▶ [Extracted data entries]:
---

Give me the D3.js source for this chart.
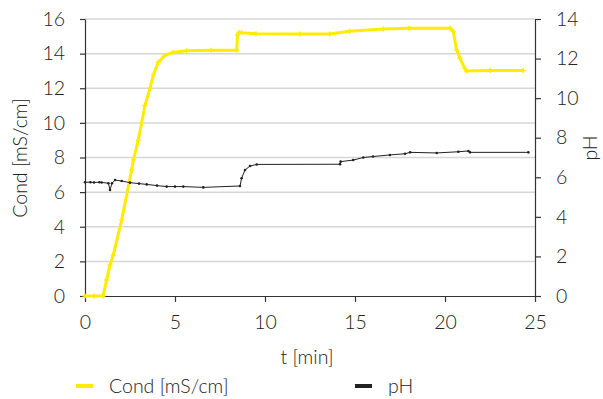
<!DOCTYPE html>
<html><head><meta charset="utf-8">
<script src="https://cdn.jsdelivr.net/npm/d3@7"></script>
<style>
html,body{margin:0;padding:0;background:#fff;}
svg text{font-family:Lato,"Noto Sans",sans-serif;font-weight:300;fill:#222;}
</style></head><body>
<svg id="c" width="603" height="399"></svg>
<script>
// ---- data ----
const condTime = [0, 0.5, 1.0, 1.2, 1.39, 1.57, 2.04, 2.59, 2.69, 2.96, 3.33, 3.61, 3.8, 4.07, 4.44, 4.9, 5.65, 7.0, 8.43, 8.47, 8.55, 8.7, 9.5, 11.94, 13.6, 14.7, 16.57, 18.0, 20.28, 20.46, 20.65, 20.83, 21.1, 21.2, 22.5, 24.35];
const condVals = [0, 0, 0, 0.92, 1.79, 2.37, 4.4, 7.28, 7.86, 9.0, 11.0, 12.0, 12.77, 13.5, 13.9, 14.08, 14.17, 14.2, 14.2, 15.08, 15.23, 15.2, 15.15, 15.14, 15.14, 15.29, 15.42, 15.47, 15.47, 15.28, 14.2, 13.73, 13.15, 13.0, 13.02, 13.02];
const pHTime = [0, 0.3, 0.5, 0.8, 0.93, 1.3, 1.39, 1.5, 1.67, 2.04, 2.5, 3.0, 3.43, 4.0, 4.54, 5.0, 5.46, 6.57, 8.61, 8.7, 8.89, 9.17, 9.54, 14.17, 14.2, 14.9, 15.46, 16.0, 16.94, 17.78, 18.06, 19.54, 20.74, 21.3, 21.39, 24.63];
const pHVals = [5.75, 5.75, 5.74, 5.75, 5.74, 5.7, 5.36, 5.7, 5.86, 5.81, 5.73, 5.68, 5.64, 5.58, 5.53, 5.53, 5.53, 5.49, 5.56, 5.95, 6.37, 6.57, 6.65, 6.66, 6.79, 6.87, 7.0, 7.05, 7.13, 7.19, 7.26, 7.23, 7.29, 7.33, 7.26, 7.26];
const xTicks = [0, 5, 10, 15, 20, 25];
const leftTicks = [0, 2, 4, 6, 8, 10, 12, 14, 16];
const rightTicks = [0, 2, 4, 6, 8, 10, 12, 14];
const seriesNames = ["Cond [mS/cm]", "pH"];
const xTitle = "t [min]", yLeftTitle = "Cond [mS/cm]", yRightTitle = "pH";

// ---- layout ----
const L = 85, R = 535, T = 19, B = 296, FS = "19.5px";
const yellow = "#ffec00", dark = "#222";
const svg = d3.select("#c");
const x = d3.scaleLinear().domain([0, 25]).range([L, R]);
const yL = d3.scaleLinear().domain([0, 16]).range([B, T]);
const yR = d3.scaleLinear().domain([0, 14]).range([B, T]);

// grid
svg.append("g").selectAll("line").data(leftTicks.filter(d => d > 0)).join("line")
  .attr("x1", L).attr("x2", R).attr("y1", d => yL(d)).attr("y2", d => yL(d))
  .attr("stroke", "#d6d6d6").attr("stroke-width", 1.5);

function styleAxis(g) {
  g.selectAll("path,line").attr("stroke", "#333").attr("stroke-width", 1.2);
  g.selectAll("text").style("font-size", FS).attr("fill", "#222");
}
svg.append("g").attr("transform", `translate(${L},0)`)
  .call(d3.axisLeft(yL).tickValues(leftTicks).tickSize(5).tickPadding(15).tickSizeOuter(0))
  .call(styleAxis);
svg.append("g").attr("transform", `translate(${R},0)`)
  .call(d3.axisRight(yR).tickValues(rightTicks).tickSize(6).tickPadding(15).tickSizeOuter(0))
  .call(styleAxis);
svg.append("g").attr("transform", `translate(0,${B})`)
  .call(d3.axisBottom(x).tickValues(xTicks).tickSize(6).tickPadding(13).tickSizeOuter(0))
  .call(styleAxis);

// cond line
const condData = condTime.map((t, i) => [t, condVals[i]]);
svg.append("path").datum(condData)
  .attr("d", d3.line().x(d => x(d[0])).y(d => yL(d[1])))
  .attr("fill", "none").attr("stroke", yellow).attr("stroke-width", 3);
svg.append("g").selectAll("path").data(condData).join("path")
  .attr("d", d => { const px = x(d[0]), py = yL(d[1]); return `M${px-2.5},${py}H${px+2.5}M${px},${py-2.5}V${py+2.5}`; })
  .attr("stroke", yellow).attr("stroke-width", 1.4);

// pH line
const pHData = pHTime.map((t, i) => [t, pHVals[i]]);
svg.append("path").datum(pHData)
  .attr("d", d3.line().x(d => x(d[0])).y(d => yR(d[1])))
  .attr("fill", "none").attr("stroke", dark).attr("stroke-width", 1);
svg.append("g").selectAll("circle").data(pHData).join("circle")
  .attr("cx", d => x(d[0])).attr("cy", d => yR(d[1])).attr("r", 1.3).attr("fill", dark);

// titles
svg.append("text").attr("x", 307).attr("y", 364).attr("text-anchor", "middle")
  .style("font-size", FS).text(xTitle);
svg.append("text").attr("transform", "translate(27,158) rotate(-90)").attr("text-anchor", "middle")
  .style("font-size", FS).text(yLeftTitle);
svg.append("text").attr("transform", "translate(597,148) rotate(-90)").attr("text-anchor", "middle")
  .style("font-size", FS).text(yRightTitle);

// legend
const leg = [{x: 76, c: yellow}, {x: 355, c: dark}];
leg.forEach((l, i) => {
  svg.append("rect").attr("x", l.x).attr("y", 384).attr("width", 17).attr("height", 4).attr("fill", l.c);
  svg.append("text").attr("x", l.x + 33).attr("y", 393).style("font-size", FS).text(seriesNames[i]);
});
</script></body></html>
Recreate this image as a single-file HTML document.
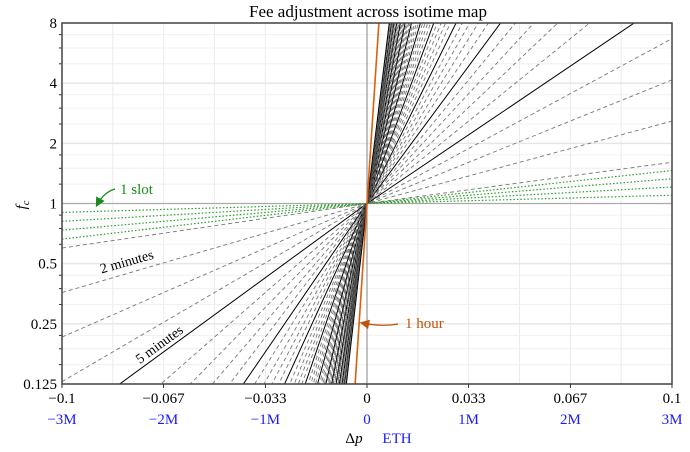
<!DOCTYPE html>
<html><head><meta charset="utf-8"><style>
html,body{margin:0;padding:0;background:#fff;width:690px;height:452px;overflow:hidden;}
svg{display:block;font-family:"Liberation Serif",serif;}
</style></head><body>
<svg id="chart" width="690" height="452" viewBox="0 0 690 452">
<defs><clipPath id="plotclip"><rect x="62" y="23" width="610" height="361"/></clipPath>
<marker id="ag" markerWidth="8" markerHeight="8" refX="6" refY="4" orient="auto"><path d="M0,0 L8,4 L0,8 z" fill="#1a8a1a"/></marker>
<marker id="ao" markerWidth="8" markerHeight="8" refX="6" refY="4" orient="auto"><path d="M0,0 L8,4 L0,8 z" fill="#c0520a"/></marker>
</defs>
<g id="grid"></g>
<g id="lines" clip-path="url(#plotclip)"></g>
<g id="axes"></g>
<text x="368" y="17" text-anchor="middle" font-size="17">Fee adjustment across isotime map</text>
<text x="26" y="205" font-size="15" font-style="italic" text-anchor="middle" transform="rotate(-90 26 205)">f<tspan font-size="10" dy="3">c</tspan></text>
<text x="354" y="443" font-size="15" text-anchor="middle">Δ<tspan font-style="italic">p</tspan></text>
<text x="397" y="443" font-size="15" fill="#1a1aff" text-anchor="middle">ETH</text>
<text x="120" y="194" font-size="15" fill="#1a8a1a">1 slot</text>
<path d="M115,189 Q104,192 97,205" fill="none" stroke="#1a8a1a" stroke-width="1.2" marker-end="url(#ag)"/>
<text x="405" y="328" font-size="15" fill="#c0520a">1 hour</text>
<path d="M398,324 Q382,327 362,323" fill="none" stroke="#c0520a" stroke-width="1.2" marker-end="url(#ao)"/>
<text x="128" y="266" font-size="14" text-anchor="middle" transform="rotate(-16 128 266)">2 minutes</text>
<text x="162" y="348" font-size="14" text-anchor="middle" transform="rotate(-36 162 348)">5 minutes</text>
</svg>
<script>
const xTicks = [-0.1, -0.0667, -0.0333, 0, 0.0333, 0.0667, 0.1];
const xTickLabels = ["−0.1","−0.067","−0.033","0","0.033","0.067","0.1"];
const x2TickLabels = ["−3M","−2M","−1M","0","1M","2M","3M"];
const yTicks = [0.125, 0.25, 0.5, 1, 2, 4, 8];
const yTickLabels = ["0.125","0.25","0.5","1","2","4","8"];
const slotCounts = [1, 2, 3, 4];
const minuteCounts = Array.from({length:60},(_, i)=>i+1);
const upSlopePerMinute = 6.85;
const downSlopePerMinute = 7.4;
const hourSlope = 770;

const X0=62,X1=672,Y0=23,Y1=384;
const xs = v => X0 + (v+0.1)/0.2*(X1-X0);
const ys = f => Y1 - (Math.log2(f)+3)/6*(Y1-Y0);
const NS="http://www.w3.org/2000/svg";
function mk(tag, attrs, parent){const e=document.createElementNS(NS,tag);for(const k in attrs)e.setAttribute(k,attrs[k]);parent.appendChild(e);return e;}
const grid=document.getElementById('grid'), lines=document.getElementById('lines'), axes=document.getElementById('axes');

for(let i=0;i<=12;i++){const v=-0.1+i*0.2/12;const g=mk('line',{x1:xs(v),x2:xs(v),y1:Y0,y2:Y1,stroke:'#ececec','stroke-width':1},grid);

}
for(let o=-3;o<3;o++){for(const m of [1.25,1.5,1.75]){const f=Math.pow(2,o)*m;const g=mk('line',{x1:X0,x2:X1,y1:ys(f),y2:ys(f),stroke:'#f0f0f0','stroke-width':1},grid);


const t=mk('line',{x1:X0-3,x2:X0,y1:ys(f),y2:ys(f),stroke:'#333','stroke-width':1},axes);

}}
yTicks.forEach((f,i)=>{const g=mk('line',{x1:X0,x2:X1,y1:ys(f),y2:ys(f),stroke:f===1?'#aaa':'#e6e6e6','stroke-width':f===1?1.2:1.5},grid);


const t=mk('text',{x:X0-5,y:ys(f)+5,'text-anchor':'end','font-size':15},axes);t.textContent=yTickLabels[i];

});
const zl=mk('line',{x1:xs(0),x2:xs(0),y1:Y0,y2:Y1,stroke:'#999','stroke-width':1.2},grid);



function drawLine(up,down,style,name){
  const p=mk('polyline',{points:`${xs(-0.1)},${ys(Math.pow(2,-0.1*down))} ${xs(0)},${ys(1)} ${xs(0.1)},${ys(Math.pow(2,0.1*up))}`,fill:'none',...style},lines);
  
  
}
slotCounts.forEach(s=>{const m=s*0.2;drawLine(upSlopePerMinute*m,downSlopePerMinute*m,{stroke:'#2a9d2a','stroke-width':1.2,'stroke-dasharray':'1.5,2'},'slot-line');});
minuteCounts.forEach(m=>{const solid=m%5===0;drawLine(upSlopePerMinute*m,downSlopePerMinute*m,solid?{stroke:'#000','stroke-width':1}:{stroke:'#777','stroke-width':0.9,'stroke-dasharray':'4,3'},solid?'five-minute-line':'minute-line');});
drawLine(hourSlope,hourSlope,{stroke:'#e0600a','stroke-width':1.6},'one-hour-line');

const fr=mk('rect',{x:X0,y:Y0,width:X1-X0,height:Y1-Y0,fill:'none',stroke:'#444','stroke-width':1.5},axes);


xTicks.forEach((v,i)=>{
  const t=mk('line',{x1:xs(v),x2:xs(v),y1:Y1,y2:Y1+4,stroke:'#333'},axes);
  
  
  const a=mk('text',{x:xs(v),y:403,'text-anchor':'middle','font-size':15},axes);a.textContent=xTickLabels[i];
  
  
  const b=mk('text',{x:xs(v),y:424,'text-anchor':'middle','font-size':15,fill:'#1a1aff'},axes);b.textContent=x2TickLabels[i];
  
  
});
</script>
</body></html>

---

Between the line with "Recreate this image" and the line with "const hourSlope = 770;", ends included, lies the span to copy exactly; copy nothing else and leave out the pictures.

Recreate this image as a single-file HTML document.
<!DOCTYPE html>
<html><head><meta charset="utf-8"><style>
html,body{margin:0;padding:0;background:#fff;width:690px;height:452px;overflow:hidden;}
svg{display:block;font-family:"Liberation Serif",serif;}
</style></head><body>
<svg id="chart" width="690" height="452" viewBox="0 0 690 452">
<defs><clipPath id="plotclip"><rect x="62" y="23" width="610" height="361"/></clipPath>
<marker id="ag" markerWidth="8" markerHeight="8" refX="6" refY="4" orient="auto"><path d="M0,0 L8,4 L0,8 z" fill="#1a8a1a"/></marker>
<marker id="ao" markerWidth="8" markerHeight="8" refX="6" refY="4" orient="auto"><path d="M0,0 L8,4 L0,8 z" fill="#c0520a"/></marker>
</defs>
<g id="grid"></g>
<g id="lines" clip-path="url(#plotclip)"></g>
<g id="axes"></g>
<text x="368" y="17" text-anchor="middle" font-size="17">Fee adjustment across isotime map</text>
<text x="26" y="205" font-size="15" font-style="italic" text-anchor="middle" transform="rotate(-90 26 205)">f<tspan font-size="10" dy="3">c</tspan></text>
<text x="354" y="443" font-size="15" text-anchor="middle">Δ<tspan font-style="italic">p</tspan></text>
<text x="397" y="443" font-size="15" fill="#1a1aff" text-anchor="middle">ETH</text>
<text x="120" y="194" font-size="15" fill="#1a8a1a">1 slot</text>
<path d="M115,189 Q104,192 97,205" fill="none" stroke="#1a8a1a" stroke-width="1.2" marker-end="url(#ag)"/>
<text x="405" y="328" font-size="15" fill="#c0520a">1 hour</text>
<path d="M398,324 Q382,327 362,323" fill="none" stroke="#c0520a" stroke-width="1.2" marker-end="url(#ao)"/>
<text x="128" y="266" font-size="14" text-anchor="middle" transform="rotate(-16 128 266)">2 minutes</text>
<text x="162" y="348" font-size="14" text-anchor="middle" transform="rotate(-36 162 348)">5 minutes</text>
</svg>
<script>
const xTicks = [-0.1, -0.0667, -0.0333, 0, 0.0333, 0.0667, 0.1];
const xTickLabels = ["−0.1","−0.067","−0.033","0","0.033","0.067","0.1"];
const x2TickLabels = ["−3M","−2M","−1M","0","1M","2M","3M"];
const yTicks = [0.125, 0.25, 0.5, 1, 2, 4, 8];
const yTickLabels = ["0.125","0.25","0.5","1","2","4","8"];
const slotCounts = [1, 2, 3, 4];
const minuteCounts = Array.from({length:60},(_, i)=>i+1);
const upSlopePerMinute = 6.85;
const downSlopePerMinute = 7.4;
const hourSlope = 770;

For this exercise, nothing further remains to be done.